When data, code, or a model is copied during training, the following error message is displayed.

Figure 1 Error log

Possible Causes

  • The disk space is insufficient.
  • In distributed jobs, the docker base size configuration is not effective on all nodes. Sometimes, the storage space in the container's root directory / defaults to 10 GB instead of the required 50 GB, causing training failures.
  • If there are many files in the same directory, the kernel creates an index table for faster file retrieval. Rapidly creating numerous files can hit the index limit, resulting in the error.

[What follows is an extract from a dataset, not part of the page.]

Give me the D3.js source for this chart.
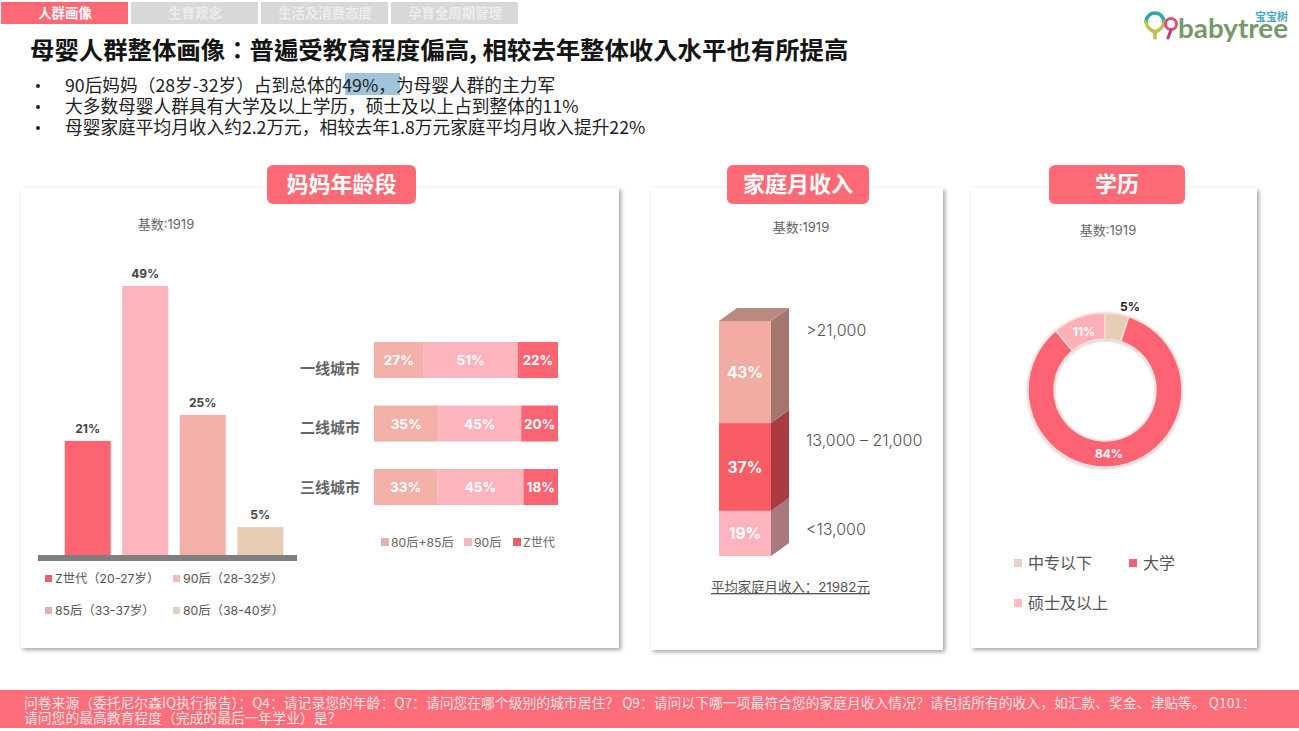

    Factors affecting this include:

    • Longer file names
    • Smaller block sizes (There are three block sizes, 1024 bytes, 2048 bytes, and 4096 bytes. The default size is 4096 bytes.)
    • More rapid file creation

Solution

  1. Rectify the issue by referring to Error Message "write line error" Is Displayed in Logs.
  2. If the problem persists on specific nodes, submit a service ticket to isolate those nodes.
  3. For EulerOS restrictions, do as follows:
    • Reduce files in a single directory.
    • Slow down file creation.
    • Disable the dir_index attribute of the Ext4 file system, which may affect the file retrieval performance. For details, see https://access.redhat.com/solutions/29894.

Summary and Suggestions

Before creating a training job, use the ModelArts development environment to debug your training code and minimize migration errors.